### Work to be completed
Quote exactly the lines from the start of the entries to the one with "hist_yticks = [0, 1, 2, 3, 4, 5, 6]", both ends included.

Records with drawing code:
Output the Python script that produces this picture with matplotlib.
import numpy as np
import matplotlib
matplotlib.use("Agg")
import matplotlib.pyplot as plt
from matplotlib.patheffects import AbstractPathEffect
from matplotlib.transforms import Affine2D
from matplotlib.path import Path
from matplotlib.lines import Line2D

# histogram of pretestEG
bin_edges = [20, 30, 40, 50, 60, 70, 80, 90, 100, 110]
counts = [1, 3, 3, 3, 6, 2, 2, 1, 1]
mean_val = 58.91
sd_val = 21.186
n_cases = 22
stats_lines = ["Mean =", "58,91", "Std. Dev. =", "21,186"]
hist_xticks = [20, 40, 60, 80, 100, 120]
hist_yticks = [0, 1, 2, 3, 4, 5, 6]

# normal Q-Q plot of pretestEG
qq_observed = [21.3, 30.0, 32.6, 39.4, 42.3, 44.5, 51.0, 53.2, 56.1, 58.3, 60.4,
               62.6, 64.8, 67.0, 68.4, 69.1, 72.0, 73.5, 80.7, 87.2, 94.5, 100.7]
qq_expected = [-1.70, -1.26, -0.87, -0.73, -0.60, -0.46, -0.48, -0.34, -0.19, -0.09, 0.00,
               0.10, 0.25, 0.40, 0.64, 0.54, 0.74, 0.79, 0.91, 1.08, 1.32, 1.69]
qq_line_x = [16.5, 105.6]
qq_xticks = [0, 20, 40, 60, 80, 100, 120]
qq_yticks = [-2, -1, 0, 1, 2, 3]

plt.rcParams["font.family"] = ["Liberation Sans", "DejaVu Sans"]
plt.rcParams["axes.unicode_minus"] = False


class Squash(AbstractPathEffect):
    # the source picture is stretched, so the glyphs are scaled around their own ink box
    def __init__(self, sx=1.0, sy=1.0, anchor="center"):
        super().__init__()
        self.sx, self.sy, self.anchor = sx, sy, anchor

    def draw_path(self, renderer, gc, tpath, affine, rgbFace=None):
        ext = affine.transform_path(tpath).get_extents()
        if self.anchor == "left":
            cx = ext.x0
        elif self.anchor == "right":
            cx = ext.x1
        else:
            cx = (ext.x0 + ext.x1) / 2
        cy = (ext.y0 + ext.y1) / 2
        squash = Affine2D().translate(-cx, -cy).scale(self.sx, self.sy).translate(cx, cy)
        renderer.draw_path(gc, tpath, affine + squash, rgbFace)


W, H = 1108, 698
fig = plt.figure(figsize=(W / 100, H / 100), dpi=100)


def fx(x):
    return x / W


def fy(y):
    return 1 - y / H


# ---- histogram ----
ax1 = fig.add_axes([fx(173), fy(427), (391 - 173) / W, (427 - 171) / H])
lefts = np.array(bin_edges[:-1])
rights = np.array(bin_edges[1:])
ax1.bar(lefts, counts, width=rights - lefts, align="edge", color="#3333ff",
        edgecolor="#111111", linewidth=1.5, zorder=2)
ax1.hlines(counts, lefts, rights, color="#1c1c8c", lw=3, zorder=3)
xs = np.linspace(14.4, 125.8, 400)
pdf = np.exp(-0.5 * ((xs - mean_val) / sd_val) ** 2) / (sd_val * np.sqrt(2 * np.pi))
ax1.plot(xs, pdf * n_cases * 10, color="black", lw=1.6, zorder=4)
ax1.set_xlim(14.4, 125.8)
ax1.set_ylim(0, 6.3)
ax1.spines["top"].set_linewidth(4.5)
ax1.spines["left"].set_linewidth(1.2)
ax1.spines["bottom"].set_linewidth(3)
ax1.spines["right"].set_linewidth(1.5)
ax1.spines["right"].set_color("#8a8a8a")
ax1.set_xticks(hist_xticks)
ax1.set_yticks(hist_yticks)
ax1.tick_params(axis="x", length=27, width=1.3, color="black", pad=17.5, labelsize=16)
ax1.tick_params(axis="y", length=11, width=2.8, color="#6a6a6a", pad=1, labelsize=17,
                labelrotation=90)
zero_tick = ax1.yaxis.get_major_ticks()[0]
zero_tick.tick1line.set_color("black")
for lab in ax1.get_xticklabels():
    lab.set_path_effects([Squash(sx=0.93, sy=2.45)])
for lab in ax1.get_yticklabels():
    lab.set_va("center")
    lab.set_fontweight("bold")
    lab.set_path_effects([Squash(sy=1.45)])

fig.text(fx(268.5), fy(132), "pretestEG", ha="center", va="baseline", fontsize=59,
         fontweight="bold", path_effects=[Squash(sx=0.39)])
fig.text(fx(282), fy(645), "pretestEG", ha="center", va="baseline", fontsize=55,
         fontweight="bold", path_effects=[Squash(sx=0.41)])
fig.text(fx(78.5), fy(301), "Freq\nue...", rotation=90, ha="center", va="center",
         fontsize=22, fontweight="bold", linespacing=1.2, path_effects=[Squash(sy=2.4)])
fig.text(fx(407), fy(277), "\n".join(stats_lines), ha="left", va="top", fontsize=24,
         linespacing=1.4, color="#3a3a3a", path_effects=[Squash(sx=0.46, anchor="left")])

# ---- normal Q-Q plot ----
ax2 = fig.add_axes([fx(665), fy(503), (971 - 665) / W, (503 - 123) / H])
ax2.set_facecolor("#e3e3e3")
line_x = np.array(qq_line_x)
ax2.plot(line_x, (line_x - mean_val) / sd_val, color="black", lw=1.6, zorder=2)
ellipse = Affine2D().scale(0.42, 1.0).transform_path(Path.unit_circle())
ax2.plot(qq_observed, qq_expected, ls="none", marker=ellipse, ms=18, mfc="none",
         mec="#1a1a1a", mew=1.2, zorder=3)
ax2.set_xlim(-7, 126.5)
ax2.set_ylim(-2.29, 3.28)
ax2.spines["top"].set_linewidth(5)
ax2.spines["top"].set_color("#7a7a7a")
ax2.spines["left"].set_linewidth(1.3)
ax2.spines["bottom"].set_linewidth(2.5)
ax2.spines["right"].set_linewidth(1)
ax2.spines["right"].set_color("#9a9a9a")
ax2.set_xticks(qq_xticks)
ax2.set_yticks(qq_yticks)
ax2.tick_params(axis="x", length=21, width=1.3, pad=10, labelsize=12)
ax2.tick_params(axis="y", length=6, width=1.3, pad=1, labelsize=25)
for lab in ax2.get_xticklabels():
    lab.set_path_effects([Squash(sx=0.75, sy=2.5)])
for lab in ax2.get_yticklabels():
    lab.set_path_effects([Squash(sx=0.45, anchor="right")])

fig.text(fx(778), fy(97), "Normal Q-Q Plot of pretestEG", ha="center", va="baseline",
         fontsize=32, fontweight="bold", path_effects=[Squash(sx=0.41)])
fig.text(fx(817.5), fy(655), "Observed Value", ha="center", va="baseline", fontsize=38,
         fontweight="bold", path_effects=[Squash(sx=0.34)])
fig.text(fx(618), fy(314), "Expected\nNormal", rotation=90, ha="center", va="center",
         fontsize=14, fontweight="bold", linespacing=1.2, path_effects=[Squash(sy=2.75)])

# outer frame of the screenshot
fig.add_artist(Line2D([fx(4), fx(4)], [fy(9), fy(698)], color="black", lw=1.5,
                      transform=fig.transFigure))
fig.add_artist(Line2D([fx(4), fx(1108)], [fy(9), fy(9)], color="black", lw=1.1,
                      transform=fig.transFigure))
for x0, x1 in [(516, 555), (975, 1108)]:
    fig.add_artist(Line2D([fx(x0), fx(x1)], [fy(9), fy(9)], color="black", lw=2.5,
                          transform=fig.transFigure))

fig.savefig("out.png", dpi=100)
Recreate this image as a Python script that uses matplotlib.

### Solution for this problem
Output the Python script that produces this picture with matplotlib.
import numpy as np
import matplotlib
matplotlib.use("Agg")
import matplotlib.pyplot as plt
from matplotlib.patheffects import AbstractPathEffect
from matplotlib.transforms import Affine2D
from matplotlib.path import Path
from matplotlib.lines import Line2D

# histogram of pretestEG
bin_edges = [20, 30, 40, 50, 60, 70, 80, 90, 100, 110]
counts = [1, 3, 3, 3, 6, 2, 2, 1, 1]
mean_val = 58.91
sd_val = 21.186
n_cases = 22
stats_lines = ["Mean =", "58,91", "Std. Dev. =", "21,186"]
hist_xticks = [20, 40, 60, 80, 100, 120]
hist_yticks = [0, 1, 2, 3, 4, 5, 6]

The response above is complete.